▶ Stated task: Go through the listing and set it down exactly, leaving out its pictures.

▶ Material:
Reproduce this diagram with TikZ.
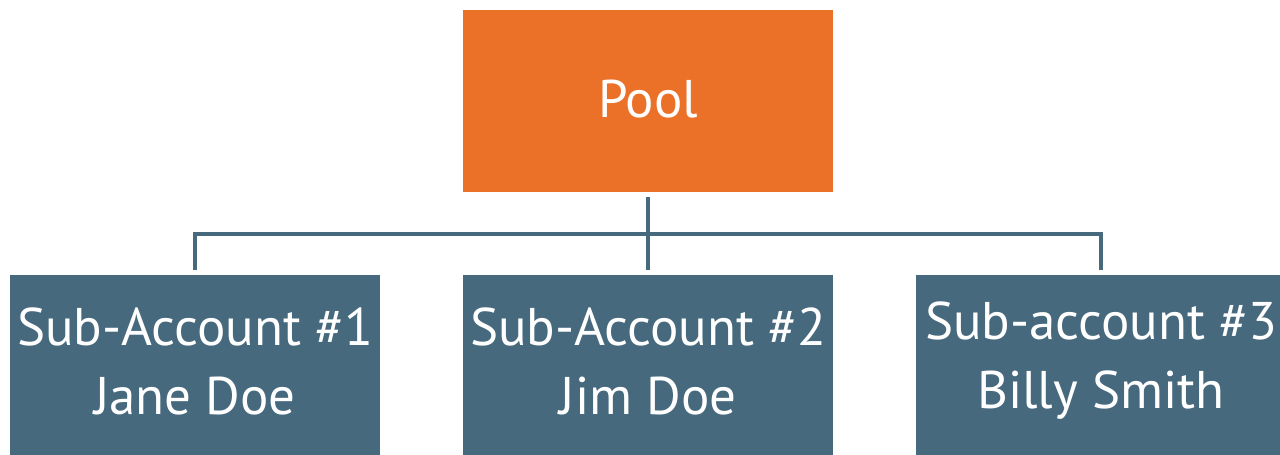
\documentclass[tikz,border=0pt]{standalone}
\usepackage{fontspec}
\setmainfont{PT Sans}
\definecolor{poolorange}{HTML}{EC7128}
\definecolor{slate}{HTML}{46697E}
\begin{document}
\begin{tikzpicture}[x=1pt,y=1pt,
  box/.style={rectangle, fill=#1, text=white, minimum width=370pt,
    align=center, inner sep=0pt,
    font=\fontsize{53}{69}\selectfont},
  lbl/.style={text=white, align=center, inner sep=0pt,
    font=\fontsize{53}{69}\selectfont},
  conn/.style={draw=slate, line width=4pt}]
\useasboundingbox (0,0) rectangle (1280,-455);
\fill[white] (0,0) rectangle (1280,-455);
% top node
\node[box=poolorange, minimum height=182.5pt] (pool) at (648,-101) {};
\node[lbl] (poolt) at ([yshift=2pt]pool.center) {Pool};
% sub-accounts
\node[box=slate, minimum height=180pt] (s1) at (195,-365) {};
\node[box=slate, minimum height=180pt] (s2) at (648,-365) {};
\node[box=slate, minimum height=180pt] (s3) at (1101,-365) {};
\node[lbl] (s1t) at ([yshift=4pt]s1.center) {Sub-Account \#1\\Jane Doe};
\node[lbl] (s2t) at ([yshift=4pt]s2.center) {Sub-Account \#2\\Jim Doe};
\node[lbl] (s3t) at ([yshift=4pt]s3.center) {Sub-account \#3\\Billy Smith};
% connectors
\coordinate (bus) at (648,-233.5);
\draw[conn] ([yshift=-5pt]pool.south) -- ([yshift=4.5pt]s2.north);
\draw[conn] ([yshift=5pt]s1.north) |- (bus) -| ([yshift=5pt]s3.north);
\end{tikzpicture}
\end{document}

▶ Written response:
Reproduce this diagram with TikZ.
\documentclass[tikz,border=0pt]{standalone}
\usepackage{fontspec}
\setmainfont{PT Sans}
\definecolor{poolorange}{HTML}{EC7128}
\definecolor{slate}{HTML}{46697E}
\begin{document}
\begin{tikzpicture}[x=1pt,y=1pt,
  box/.style={rectangle, fill=#1, text=white, minimum width=370pt,
    align=center, inner sep=0pt,
    font=\fontsize{53}{69}\selectfont},
  lbl/.style={text=white, align=center, inner sep=0pt,
    font=\fontsize{53}{69}\selectfont},
  conn/.style={draw=slate, line width=4pt}]
\useasboundingbox (0,0) rectangle (1280,-455);
\fill[white] (0,0) rectangle (1280,-455);
% top node
\node[box=poolorange, minimum height=182.5pt] (pool) at (648,-101) {};
\node[lbl] (poolt) at ([yshift=2pt]pool.center) {Pool};
% sub-accounts
\node[box=slate, minimum height=180pt] (s1) at (195,-365) {};
\node[box=slate, minimum height=180pt] (s2) at (648,-365) {};
\node[box=slate, minimum height=180pt] (s3) at (1101,-365) {};
\node[lbl] (s1t) at ([yshift=4pt]s1.center) {Sub-Account \#1\\Jane Doe};
\node[lbl] (s2t) at ([yshift=4pt]s2.center) {Sub-Account \#2\\Jim Doe};
\node[lbl] (s3t) at ([yshift=4pt]s3.center) {Sub-account \#3\\Billy Smith};
% connectors
\coordinate (bus) at (648,-233.5);
\draw[conn] ([yshift=-5pt]pool.south) -- ([yshift=4.5pt]s2.north);
\draw[conn] ([yshift=5pt]s1.north) |- (bus) -| ([yshift=5pt]s3.north);
\end{tikzpicture}
\end{document}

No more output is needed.